There are FIFTEEN days till Christmas and I am SOOOOOOOO excited!!! I have not been happy for the holidays in so so so long! Like, seriously.
I thought last year- C.C.’s 1st Christmas- was going to be this overwhelmingly joyous occasion anddd it wasn’t, lol. I quickly came to realize that being a mom on Christmas is wayyy different than being a child- go figure, right? Anyway, last year I was overwhelmed with all of the family we had to see so this year I’m getting a headstart on my anxiety and stress. Keep reading for my top 5 Holiday Hustle Anxiety Beaters and let me know if any of these come in handy when dealing with YOUR family this holiday season!

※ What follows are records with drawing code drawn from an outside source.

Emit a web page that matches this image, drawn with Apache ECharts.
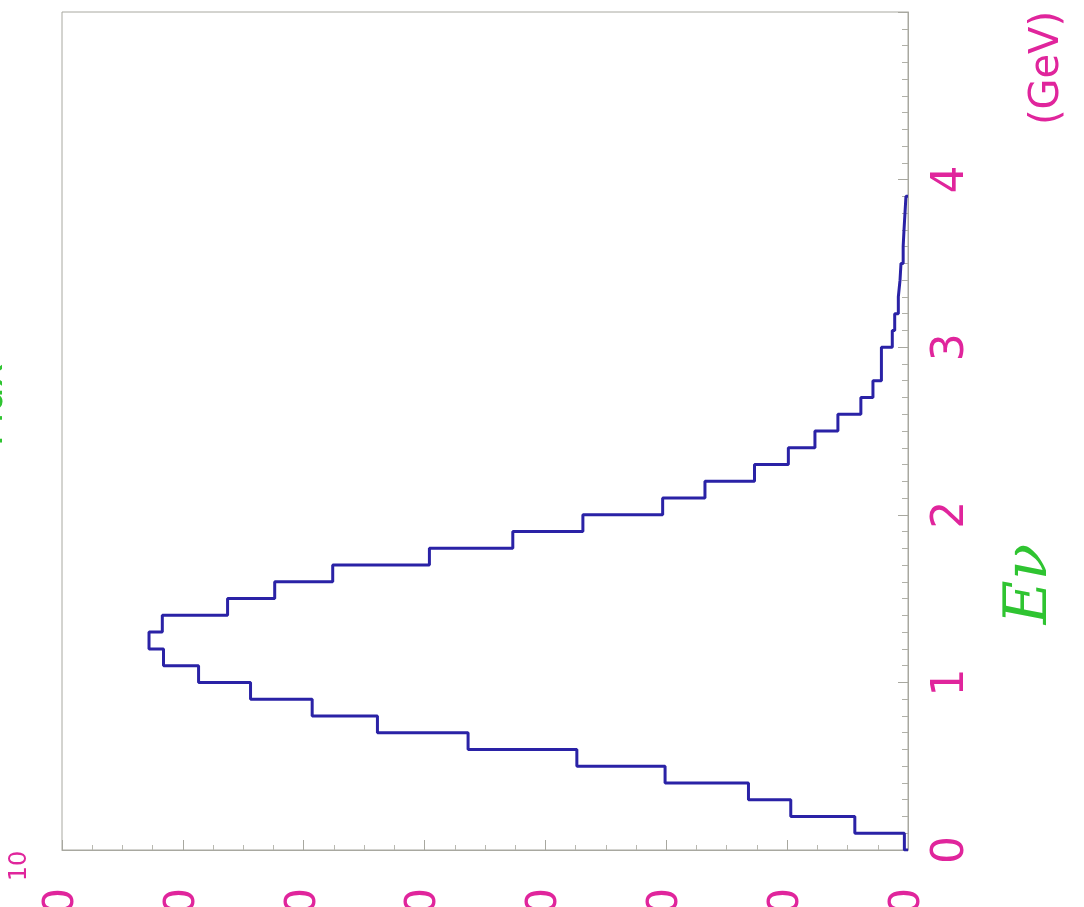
<!DOCTYPE html>
<html>
<head>
<meta charset="utf-8">
<script src="https://cdn.jsdelivr.net/npm/echarts@6/dist/echarts.min.js"></script>
<style>
  html, body {margin: 0; padding: 0; background: #fff;}
  #contain {width: 1084px; height: 907px;}
</style>
</head>
<body>
<div id="contain"></div>
<script>
// bin edges in GeV (0.1 GeV bins)
var binEdges = [0.0, 0.1, 0.2, 0.3, 0.4, 0.5, 0.6, 0.7, 0.8, 0.9,
    1.0, 1.1, 1.2, 1.3, 1.4, 1.5, 1.6, 1.7, 1.8, 1.9,
    2.0, 2.1, 2.2, 2.3, 2.4, 2.5, 2.6, 2.7, 2.8, 2.9,
    3.0, 3.1, 3.2, 3.3, 3.4, 3.5, 3.6, 3.7, 3.8, 3.9];
// content of each bin
var binCounts = [0.3, 4.4, 9.7, 13.2, 20.1, 27.4, 36.4, 43.9, 49.3, 54.4,
    58.7, 61.6, 62.8, 61.7, 56.3, 52.4, 47.6, 39.6, 32.7, 26.9,
    20.3, 16.8, 12.7, 9.9, 7.7, 5.8, 3.9, 2.9, 2.2, 2.2,
    1.3, 1.1, 0.8, 0.66, 0.58, 0.4, 0.33, 0.25, 0.17];
var countTicks = [0, 10, 20, 30, 40, 50, 60, 70];
var energyTicks = [0, 1, 2, 3, 4, 5];

var magenta = '#e0259c';
var green = '#2fc431';

function histPoints() {
    var pts = [[0, binEdges[0]]];
    for (var i = 0; i < binCounts.length; i++) {
        var hi = i + 1 < binEdges.length ? binEdges[i + 1] : binEdges[i] + 0.1;
        pts.push([binCounts[i], binEdges[i]]);
        pts.push([binCounts[i], hi]);
    }
    pts.push([0, pts[pts.length - 1][1]]);
    return pts;
}

var myChart = echarts.init(document.getElementById('contain'));
var option = {
    animation: false,
    backgroundColor: '#ffffff',
    grid: {
        left: 62, top: 12, width: 846, height: 838,
        outerBoundsMode: 'none',
        containLabel: false,
        show: true, borderColor: '#a8a8a0', borderWidth: 1
    },
    xAxis: {
        type: 'value',
        inverse: true,
        min: countTicks[0],
        max: countTicks[countTicks.length - 1],
        interval: 10,
        axisLine: {show: true, lineStyle: {color: '#a8a8a0'}},
        axisTick: {show: true, inside: true, length: 10, lineStyle: {color: '#a8a8a0'}},
        minorTick: {show: true, splitNumber: 4, length: 5, lineStyle: {color: '#b8b8b0'}},
        splitLine: {show: false},
        axisLabel: {
            show: true, rotate: 90, margin: 38,
            color: magenta, fontSize: 42, fontFamily: 'DejaVu Sans',
            showMinLabel: true, showMaxLabel: true
        }
    },
    yAxis: {
        type: 'value',
        position: 'right',
        min: energyTicks[0],
        max: energyTicks[energyTicks.length - 1],
        interval: 1,
        axisLine: {show: true, lineStyle: {color: '#a8a8a0'}},
        axisTick: {show: true, inside: true, length: 10, lineStyle: {color: '#a8a8a0'}},
        minorTick: {show: true, splitNumber: 10, length: 6, lineStyle: {color: '#b0b0a8'}},
        splitLine: {show: false},
        axisLabel: {
            show: true, rotate: 90, margin: 22,
            color: magenta, fontSize: 44, fontFamily: 'DejaVu Sans',
            formatter: function (v) { return v === 5 ? '' : String(v); }
        }
    },
    graphic: [
        {
            type: 'text', x: 1048, y: 68, rotation: Math.PI / 2,
            style: {text: '(GeV)', fill: magenta, font: '40px "DejaVu Sans"', align: 'center', verticalAlign: 'middle'}
        },
        {
            type: 'text', x: 1030, y: 584, rotation: Math.PI / 2,
            style: {text: 'Eν', fill: green, font: 'italic 60px "DejaVu Serif"', align: 'center', verticalAlign: 'middle'}
        },
        {
            type: 'text', x: 20, y: 866, rotation: Math.PI / 2,
            style: {text: '10', fill: magenta, font: '24px "DejaVu Sans"', align: 'center', verticalAlign: 'middle'}
        },
        {
            type: 'text', x: -8, y: 405, rotation: Math.PI / 2,
            style: {text: 'Flux', fill: green, font: '40px "DejaVu Sans"', align: 'center', verticalAlign: 'middle'}
        }
    ],
    series: [
        {
            name: 'Eν',
            type: 'line',
            data: histPoints(),
            symbol: 'none',
            showSymbol: false,
            lineStyle: {color: '#2a22a6', width: 3},
            z: 5
        }
    ]
};
myChart.setOption(option, true);
</script>
</body>
</html>
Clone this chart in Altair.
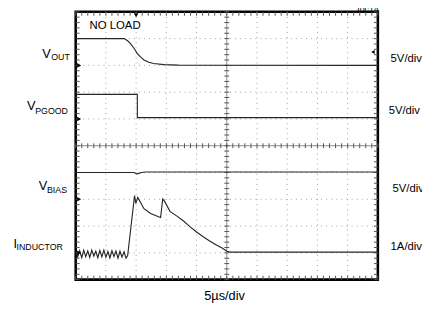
import altair as alt
import pandas as pd

# ---- data read from the scope shot (time in µs, 5 µs/div) ----
vout_t = [0, 8.0, 8.6, 9.1, 9.7, 10.2, 10.8, 11.3, 12.1, 12.9, 14.6, 17.0, 50]
vout_v = [5.0, 5.0, 4.6, 4.0, 3.1, 2.2, 1.5, 1.0, 0.6, 0.36, 0.15, 0.05, 0.0]

pgood_t = [0, 10.2, 10.2, 50]
pgood_v = [4.6, 4.6, 0.25, 0.25]

vbias_t = [0, 9.6, 10.2, 10.9, 11.6, 50]
vbias_v = [5.0, 5.0, 4.75, 5.0, 5.1, 5.1]

iind_t = [0.0, 0.33, 0.66, 1.0, 1.33, 1.66, 2.0, 2.33, 2.66, 3.0, 3.33, 3.66,
          4.0, 4.33, 4.66, 5.0, 5.33, 5.66, 6.0, 6.33, 6.66, 7.0, 7.33, 7.66,
          8.0, 8.33, 8.6, 9.74, 9.95, 10.27, 11.3, 12.4, 13.7, 14.05, 14.4,
          14.7, 15.6, 16.7, 17.8, 18.9, 20.0, 21.1, 22.1, 23.2, 24.3, 25.0,
          25.6, 50]
iind_v = [0.05, -0.15, 0.08, -0.18, 0.1, -0.14, 0.07, -0.17, 0.1, -0.12, 0.06,
          -0.18, 0.09, -0.15, 0.1, -0.16, 0.05, -0.19, 0.08, -0.14, 0.07, -0.2,
          0.06, -0.16, 0.04, -0.2, -0.1, 2.14, 1.85, 2.07, 1.65, 1.47, 1.35,
          1.32, 2.01, 1.93, 1.55, 1.38, 1.2, 0.98, 0.78, 0.6, 0.45, 0.3, 0.17,
          0.06, 0.03, 0.03]

# channel ground level (in divisions from bottom) and units per division
channels = {
    "VOUT": (vout_t, vout_v, 8, 5.0),
    "VPGOOD": (pgood_t, pgood_v, 6, 5.0),
    "VBIAS": (vbias_t, vbias_v, 3, 5.0),
    "IINDUCTOR": (iind_t, iind_v, 1, 1.0),
}
trigger_time = 10.0
trigger_level_vout = 2.5  # V on VOUT channel

W, H = 308, 273
xs = alt.Scale(domain=[0, 50], nice=False, zero=False)
ys = alt.Scale(domain=[0, 10], nice=False, zero=False)

rows = []
for name, (ts, vs, g, per) in channels.items():
    for i, (t, v) in enumerate(zip(ts, vs)):
        rows.append({"trace": name, "i": i, "t": t, "y": g + v / per})
traces = pd.DataFrame(rows)

X = lambda f="t": alt.X(f"{f}:Q", scale=xs, axis=None)
Y = lambda f="y": alt.Y(f"{f}:Q", scale=ys, axis=None)

grid_t = [5, 10, 15, 20, 30, 35, 40, 45]
grid_y = [1, 2, 3, 4, 6, 7, 8, 9]
minor_t = [i * 1.0 for i in range(51)]
minor_y = [i * 0.2 for i in range(51)]

dot = dict(color="#a0a0a0", strokeDash=[1, 4.16], strokeWidth=1)
gv = alt.Chart(pd.DataFrame({"t": grid_t})).mark_rule(**dot).encode(x=X())
gh = alt.Chart(pd.DataFrame({"y": grid_y})).mark_rule(**dot).encode(y=Y())
cv = alt.Chart(pd.DataFrame({"t": [25]})).mark_rule(color="#8a8a8a", strokeWidth=1).encode(x=X())
ch = alt.Chart(pd.DataFrame({"y": [5]})).mark_rule(color="#8a8a8a", strokeWidth=1).encode(y=Y())

mt = pd.DataFrame({"t": minor_t})
my = pd.DataFrame({"y": minor_y})
tk = dict(color="#555555", strokeWidth=1)
ticks = [
    alt.Chart(mt).mark_rule(**tk).encode(x=X(), y=alt.value(H / 2 - 2.5), y2=alt.value(H / 2 + 2.5)),
    alt.Chart(my).mark_rule(**tk).encode(y=Y(), x=alt.value(W / 2 - 2.5), x2=alt.value(W / 2 + 2.5)),
    alt.Chart(mt).mark_rule(**tk).encode(x=X(), y=alt.value(0), y2=alt.value(4)),
    alt.Chart(mt).mark_rule(**tk).encode(x=X(), y=alt.value(H), y2=alt.value(H - 4)),
    alt.Chart(my).mark_rule(**tk).encode(y=Y(), x=alt.value(0), x2=alt.value(4)),
    alt.Chart(my).mark_rule(**tk).encode(y=Y(), x=alt.value(W), x2=alt.value(W - 4)),
]

lines = alt.Chart(traces).mark_line(color="#262626", strokeWidth=1.15, clip=True).encode(
    x=X(), y=Y(), detail="trace:N", order="i:Q")

grounds = alt.Chart(pd.DataFrame({"y": [c[2] for c in channels.values()]})).mark_point(
    shape="triangle-right", filled=True, size=22, color="black", opacity=1).encode(
    x=alt.value(3.5), y=Y())
trig_t = alt.Chart(pd.DataFrame({"t": [trigger_time]})).mark_point(
    shape="triangle-down", filled=True, size=22, color="black", opacity=1).encode(
    x=X(), y=alt.value(3.5))
trig_l = alt.Chart(pd.DataFrame({"y": [8 + trigger_level_vout / 5.0]})).mark_point(
    shape="triangle-left", filled=True, size=16, color="black", opacity=1).encode(
    x=alt.value(W - 5), y=Y())

REG = "Liberation Sans, Arial, sans-serif"


def label(txt, x, y, size, align="left"):
    return alt.Chart(pd.DataFrame({"a": [0]})).mark_text(
        text=txt, fontSize=size, font=REG, align=align, baseline="alphabetic",
        color="black").encode(x=alt.value(x), y=alt.value(y))


texts = [
    label("NO LOAD", 14, 18, 11.6),
    label("toc14", 309, 0, 9, "right"),
    label("5V/div", 321, 51, 11.5),
    label("5V/div", 319, 104, 11.5),
    label("5V/div", 323, 184, 11.5),
    label("1A/div", 321, 243, 11.5),
    label("5µs/div", 131, 294, 13),
    label("V", -34, 47, 13), label("OUT", -25, 49.5, 9),
    label("V", -49.7, 100, 13), label("PGOOD", -41.3, 103.7, 9),
    label("V", -37.7, 182, 13), label("BIAS", -29.3, 184.3, 9),
    label("I", -63.5, 240.3, 13), label("INDUCTOR", -60.3, 242.7, 9),
]

chart = alt.layer(gv, gh, cv, ch, *ticks, lines, grounds, trig_t, trig_l, *texts).properties(
    width=W, height=H,
    padding={"left": 69, "top": 1, "right": 45, "bottom": 26},
    autosize=alt.AutoSizeParams(type="none"),
    background="white",
).configure_view(stroke="black", strokeWidth=2.6)

chart.save("out.html", embed_options={"renderer": "svg", "actions": False})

First up, BOUNDARIES!!! I see this allll the time in my mom groups and inner circle- new or first time moms stressing about how to tell Granma, Uncle, Dad that Baby makes the rules and the rest of us get in where we fit in. Ok, not literally but basically. It is VERY stressful to be the only, or one of the only, people in your family that doesn’t pop, force public displays of affection, gratitude, or fake positivity; trust me, I know. However, stress does not mean succumb! If you set a rule for your family then you stand on that rule and enforce it. Full stop! My favorite way to assert my boundaries is by repeating it simply then saying “Which one of us got the stitches?!” with a light laugh. That simple phrase lets my family- and myself & child- know that I’m not going to repeat myself and that the boundary has been set. Find you a “stitches” phrase and practice it before you get into the Holiday Hustle.
Next up, GIFTS! Do NOT let social media, extravagntly showy family, or even “ungrateful” (we’ll talk about this later) kids bully you into going into debt over Christsmas gifts! If you’re a last minute mommy like so many others: pace yourself! Your child does not need every “cute” thing that you see or they pick up. (Talking to myself here!) Since having Bean and seeing how outwardly loved and spoiled she is, I decided to take a Montessori approach to gift giving. First and foremost, see what your kid actually plays with and what piques their interest. Do they have 1-3 of these toys or items that are working, can be fixed, or are still age appropriate? If so, don’t buy another. Secondly, make a list. The list should consist of: Something to WEAR, Something to READ, Something they NEED, Something they WANT, and Something to DO. Now, you can choose the numbers of each item but I’ll start doing 5 Wears (Clothes, pjs, shoes), 4 Needs, 3 Wants (can be 1 big ticket item + 2 small), 2 Reads, and 1 Do (zoo trip). I also rotate her toys out almost monthly so she’ll be opening some birthday presents for Christmas while some Christmas presents go outside until next month. Rotating toys keeps them fresh, in good shape, and prolongs your child’s excitement for the toy.
Let’s talk PLAYING, yea? If you know me, you know I’m a goofball. Literally all I do is laugh- there is a reason for that! I get past my fears and anxiety by cracking a joke or finding a laughable deflector. I tell everybody to “laugh through the horror” cause it really does help. When your family is dog piling your parenting style, child’s behavior, weight, etc just laugh and say something snarky in response. They’ll either catch the hint and back off right then or they won’t but at least you’ll have gotten your quip in and can feel a bit better about yourself. When your child’s behavior is driving you straight up the tree, get eye level with them and just start playing. Grab a toy, ask for a hug then grab them up into a bear hug, wrestle, play PattyCake, whatever you have to do to PLAY! Laughter and childlike play give your brain and emotions a moment to calm down and regulate. Try it!
Ok now on to the Santa in the room- behavior. First, it’s important to remember that there are NO BAD KIDS just bad behavior and that misbehavior is miscommunication. Your child is not taking all the ornaments off the tree to spite you; they’re probably bored and exploring cause and effect. Give them something to throw and practice placing and removing. Dollar Tree has great felt trees for this and you can see them in action on my Instagram. If you’re taking pictures with Santa and your child hits him or starts crying, jump in and consider your child’s emotions. Are they possibly (likely) uncomfortable, anxious, or outright scared? Think of how you would feel if you were forced to flick it up with a stranger while your caregiver stood by and laughed. Are you at grandma’s house and baby or toddler or child won’t stop touching stuff? Are they maybe exploring all of the new things Grandma has set out for Christmas? Probably. Does that make it okay for them to touch, and possibly break, these things though? No. Ask Grandma for a safe place out of the child’s reach to put the most important decorations. For the things that can’t be moved, try to create a barrier around them or watch for what sensory pleasure the item is giving. Is the pinecone a cool new texture that can be recreated or satiated by going outside? Are the wrapped presents making a cool crinkly sound that can be recreated by crumbling foil or scrap wrapping paper? I bet it can.
Moral of the story: get in front of the behaviors you don’t want to see, your and your child’s comfort is more important than an elder’s hurt feelings, play and laugh through every obstacle, and enjoy the holidays. Nothing is ever as bad as it seems when you get through it. I’ll be checking on you!